Meta’s true AR glasses, codenamed Orion, are reportedly in development and could arrive sometime in the next couple of years. They’re likely to be expensive too. But Meta has the advantage of scale: it can afford to lose money on hardware for years, subsidizing the cost to get devices into people’s hands. Snap doesn’t have that luxury.
So Snap needs to move fast. They need to get the Specs out the door, get developers excited, and prove that there’s a market for standalone AR before Meta and Apple squeeze them out. It’s a tall order. But it’s not impossible.
A Personal Note
I’ve been to enough AR demos to know that the technology is genuinely impressive in short bursts. I’ve played AR chess on a tabletop.
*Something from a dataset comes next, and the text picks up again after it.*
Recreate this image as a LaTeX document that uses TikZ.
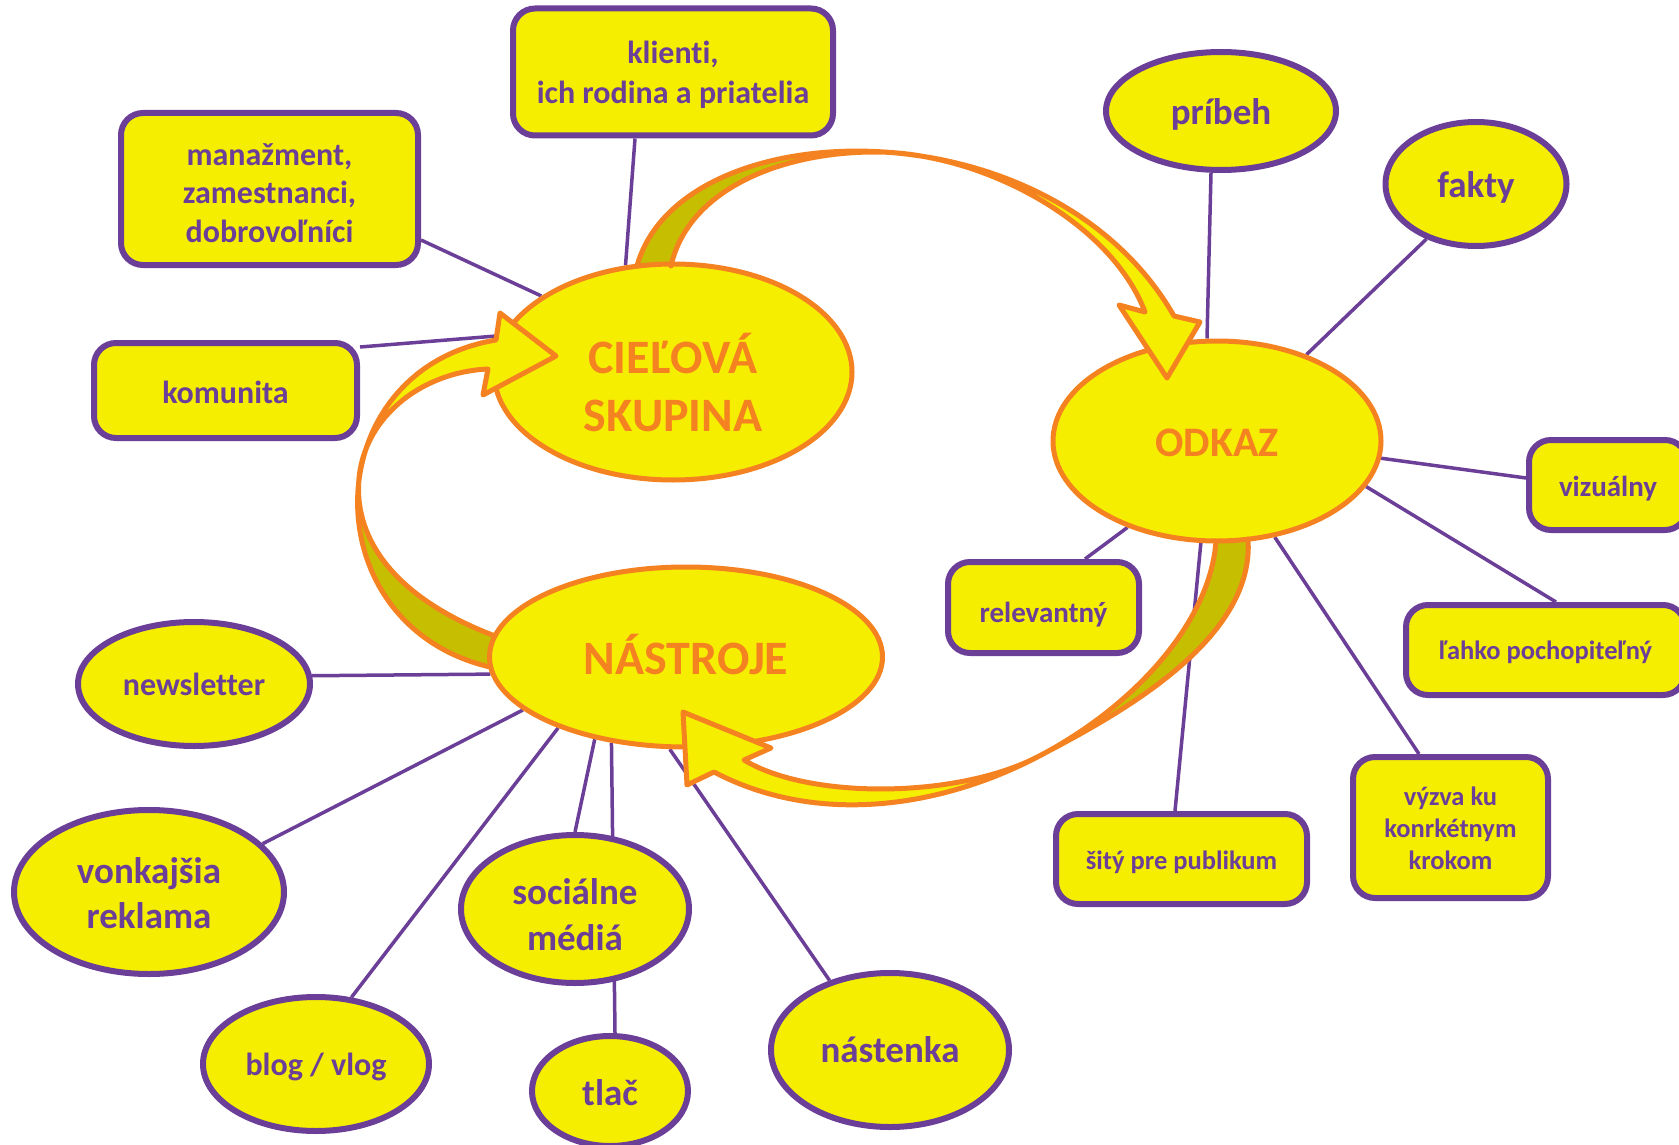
\documentclass[tikz,border=0pt]{standalone}
\usepackage{fontspec}
\setmainfont{Carlito}[Ligatures=NoCommon]
\usetikzlibrary{shapes.geometric}
\definecolor{yel}{RGB}{245,238,0}
\definecolor{orng}{RGB}{245,130,32}
\definecolor{purp}{RGB}{107,63,152}
\definecolor{oliv}{RGB}{198,190,0}
\pgfdeclarelayer{connlayer}
\pgfdeclarelayer{bandlayer}
\pgfdeclarelayer{toplayer}
\pgfsetlayers{connlayer,bandlayer,main,toplayer}
\newcommand\myfs[2]{\fontsize{#1}{#2}\selectfont\bfseries}
\begin{document}
\begin{tikzpicture}[x=1pt,y=-1pt,
  mainell/.style={ellipse, draw=orng, line width=5pt, fill=yel, inner sep=0pt},
  pell/.style={ellipse, draw=purp, line width=6pt, fill=yel, inner sep=0pt},
  pbox/.style={rectangle, rounded corners=22pt, draw=purp, line width=6pt, fill=yel, inner sep=0pt},
  otxt/.style={inner sep=0pt, text=orng, align=center},
  ptxt/.style={inner sep=0pt, text=purp, align=center},
  conn/.style={draw=purp, line width=3.5pt},
  arrowedge/.style={draw=orng, line width=5pt, line join=round, line cap=round}]
\useasboundingbox (0,0) rectangle (1679,1145);

% main ellipses
\node[mainell, minimum width=358, minimum height=216] (cel) at (673,372) {};
\node[mainell, minimum width=328, minimum height=200] (odk) at (1217,441) {};
\node[mainell, minimum width=393, minimum height=180] (nas) at (686,657) {};
\node[otxt, font=\myfs{48}{58}] (celt) at ([yshift=-11]cel.center) {CIEĽOVÁ\\SKUPINA};
\node[otxt, font=\myfs{42}{50}] (odkt) at ([yshift=-2]odk.center) {ODKAZ};
\node[otxt, font=\myfs{48}{58}] (nast2) at ([yshift=2]nas.center) {NÁSTROJE};

% purple ellipses
\node[pell, minimum width=230, minimum height=118] (pribeh) at (1221,111) {};
\node[pell, minimum width=181, minimum height=124] (fakty) at (1476,184) {};
\node[pell, minimum width=232, minimum height=124] (newsl) at (194,684) {};
\node[pell, minimum width=270, minimum height=164] (vonk) at (149,892) {};
\node[pell, minimum width=228, minimum height=148] (soc) at (575,909) {};
\node[pell, minimum width=226, minimum height=134] (blog) at (316,1064) {};
\node[pell, minimum width=156, minimum height=110] (tlac) at (610,1091) {};
\node[pell, minimum width=238, minimum height=154] (nast) at (890,1050) {};
\node[ptxt, font=\myfs{37}{45}] at ([yshift=-3]pribeh.center) {príbeh};
\node[ptxt, font=\myfs{37}{45}] at ([yshift=-3]fakty.center) {fakty};
\node[ptxt, font=\myfs{32}{39}] at (newsl.center) {newsletter};
\node[ptxt, font=\myfs{37}{45}] at ([yshift=-1]vonk.center) {vonkajšia\\reklama};
\node[ptxt, font=\myfs{37}{46}] at ([yshift=-6]soc.center) {sociálne\\médiá};
\node[ptxt, font=\myfs{32}{39}] at ([yshift=-3]blog.center) {blog / vlog};
\node[ptxt, font=\myfs{37}{45}] at ([yshift=-2]tlac.center) {tlač};
\node[ptxt, font=\myfs{37}{45}] at (nast.center) {nástenka};

% boxes
\node[pbox, minimum width=320, minimum height=127] (klienti) at (673,72) {};
\node[pbox, minimum width=297, minimum height=152] (manaz) at (269.5,189) {};
\node[pbox, minimum width=263, minimum height=95] (komun) at (225.5,390.5) {};
\node[pbox, minimum width=191, minimum height=91] (relev) at (1043.5,607.5) {};
\node[pbox, minimum width=158, minimum height=90] (vizual) at (1608,485) {};
\node[pbox, minimum width=279, minimum height=90] (lahko) at (1545.5,650) {};
\node[pbox, minimum width=251, minimum height=90] (sity) at (1181.5,859) {};
\node[pbox, minimum width=195, minimum height=141] (vyzva) at (1450.5,827.5) {};
\node[ptxt, font=\myfs{32}{40}] at ([yshift=-3]klienti.center) {klienti,\\ich rodina a priatelia};
\node[ptxt, font=\myfs{32}{38.5}] at ([yshift=-4]manaz.center) {manažment,\\zamestnanci,\\dobrovoľníci};
\node[ptxt, font=\myfs{32}{39}] at ([yshift=-2]komun.center) {komunita};
\node[ptxt, font=\myfs{29}{35}] at ([yshift=-7]relev.center) {relevantný};
\node[ptxt, font=\myfs{29}{35}] at ([yshift=-4]vizual.center) {vizuálny};
\node[ptxt, font=\myfs{26.5}{32}] at ([yshift=-2]lahko.center) {ľahko pochopiteľný};
\node[ptxt, font=\myfs{26.5}{32}] at ([yshift=-3]sity.center) {šitý pre publikum};
\node[ptxt, font=\myfs{26.5}{32}] at ([yshift=-1]vyzva.center) {výzva ku\\konrkétnym\\krokom};

\begin{pgfonlayer}{connlayer}
\draw[conn] ([xshift=-38]klienti.south) -- (cel.114.4);
\draw[conn] ([yshift=-51]manaz.east) -- (cel.150.6);
\draw[conn] ([yshift=43.5]komun.east) -- (cel.168.8);
\draw[conn] ([xshift=-10]pribeh.south) -- ([xshift=-10]odk.north);
\draw[conn] (fakty.228.8) -- (odk.44.7);
\draw[conn] ([yshift=7]vizual.west) -- (odk.-6.2);
\draw[conn] ([xshift=10.5]lahko.north) -- (odk.-17.2);
\draw[conn] ([xshift=-31.5]vyzva.north) -- (odk.-59.6);
\draw[conn] ([xshift=-6.5]sity.north) -- (odk.-99);
\draw[conn] ([xshift=41.5]relev.north) -- (odk.224.3);
\draw[conn] (newsl.4) -- (nas.185);
\draw[conn] (vonk.23.6) -- (nas.198.4);
\draw[conn] (blog.62.7) -- (nas.209.4);
\draw[conn] (soc.north) -- (nas.222);
\draw[conn] ([xshift=5]tlac.north) -- (nas.229.8);
\draw[conn] (nast.131.8) -- (nas.260);
\end{pgfonlayer}

% back (dark) parts of the curved arrows
\begin{pgfonlayer}{bandlayer}
\begin{scope}
\clip (0,0) rectangle (875,1145);
\fill[oliv] (634,280) -- (637,266) .. controls (680,110) and (1050,100) .. (1174,316) -- (1200,322) -- (1167,378) -- (1119,305) -- (1145,312) .. controls (1110,220) and (980,152) .. (875,152) .. controls (780,152) and (688,190) .. (671,266) -- (670,280) -- cycle;
\end{scope}
\begin{scope}
\clip (0,488) rectangle (1679,1145);
\fill[oliv] (500,672) -- (490,667) .. controls (310,625) and (315,370) .. (496,340) -- (500,313) -- (556,356) -- (483,395) -- (488,369) .. controls (420,372) and (359,420) .. (358.5,488) .. controls (358,545) and (400,600) .. (495,636) -- (503,641) -- cycle;
\end{scope}
\begin{scope}
\clip (1038,0) rectangle (1679,1145);
\fill[oliv] (1217,528) -- (1216,541) .. controls (1205,700) and (920,880) .. (714,772) -- (687,785) -- (683,712) -- (771,748) -- (744,760) .. controls (810,800) and (958.3,798.3) .. (1038,756.6) .. controls (1120,713.8) and (1255,640) .. (1248,539) -- (1249,528) -- cycle;
\end{scope}
\end{pgfonlayer}

% front parts and outlines of the curved arrows
\begin{pgfonlayer}{toplayer}
% arrow 1: CIEĽOVÁ SKUPINA -> ODKAZ
\begin{scope}
\clip (875,0) rectangle (1679,1145);
\fill[yel] (634,280) -- (637,266) .. controls (680,110) and (1050,100) .. (1174,316) -- (1200,322) -- (1167,378) -- (1119,305) -- (1145,312) .. controls (1110,220) and (980,152) .. (875,152) .. controls (780,152) and (688,190) .. (671,266) -- (670,280) -- cycle;
\end{scope}
\draw[arrowedge] (637,266) .. controls (680,110) and (1050,100) .. (1174,316) -- (1200,322) -- (1167,378) -- (1119,305) -- (1145,312) .. controls (1110,220) and (980,152) .. (875,152) .. controls (780,152) and (688,190) .. (671,266);
% arrow 2: NÁSTROJE -> CIEĽOVÁ SKUPINA
\begin{scope}
\clip (0,0) rectangle (1679,488);
\fill[yel] (500,672) -- (490,667) .. controls (310,625) and (315,370) .. (496,340) -- (500,313) -- (556,356) -- (483,395) -- (488,369) .. controls (420,372) and (359,420) .. (358.5,488) .. controls (358,545) and (400,600) .. (495,636) -- (503,641) -- cycle;
\end{scope}
\draw[arrowedge] (490,667) .. controls (310,625) and (315,370) .. (496,340) -- (500,313) -- (556,356) -- (483,395) -- (488,369) .. controls (420,372) and (359,420) .. (358.5,488) .. controls (358,545) and (400,600) .. (495,636);
% arrow 3: ODKAZ -> NÁSTROJE
\begin{scope}
\clip (0,0) rectangle (1038,1145);
\fill[yel] (1217,528) -- (1216,541) .. controls (1205,700) and (920,880) .. (714,772) -- (687,785) -- (683,712) -- (771,748) -- (744,760) .. controls (810,800) and (958.3,798.3) .. (1038,756.6) .. controls (1120,713.8) and (1255,640) .. (1248,539) -- (1249,528) -- cycle;
\end{scope}
\draw[arrowedge] (1216,541) .. controls (1205,700) and (920,880) .. (714,772) -- (687,785) -- (683,712) -- (771,748) -- (744,760) .. controls (810,800) and (958.3,798.3) .. (1038,756.6) .. controls (1120,713.8) and (1255,640) .. (1248,539);
\end{pgfonlayer}
\end{tikzpicture}
\end{document}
I’ve watched a virtual whale breach through a gym floor. I’ve seen a digital reconstruction of a human heart floating in midair, beating in real time. These are moments of genuine wonder.
But I’ve also worn enough headsets to know that the wonder fades quickly when the device gets hot, or the battery dies, or the tracking glitches out, or you realize you’ve been standing in the middle of your living room for an hour, talking to yourself. AR is still a technology in search of a daily habit. Snap’s Specs might be the thing that finally creates that habit. Or they might be another expensive curiosity that ends up in a drawer.
I honestly don’t know which way it’ll go. But I do know this: at $2,500, the Snap Specs need to be more than a demo. They need to be a device that people actually want to use, every day, for things that matter to them. That’s a high bar. And I’m not sure Snap has cleared it yet.
But I’m willing to be proven wrong. That’s the fun part of this job.
The Bottom Line
Snap is about to do something bold. They’re launching a premium AR headset into a market that has, so far, rejected every attempt at mainstream AR glasses. They’re pricing it at a level that ensures only the most dedicated enthusiasts and developers will buy it. They’re betting that those early adopters will build the ecosystem that makes AR a real thing, not just a tech demo.
It could work. It could also fail spectacularly. Either way, it’s going to be interesting to watch.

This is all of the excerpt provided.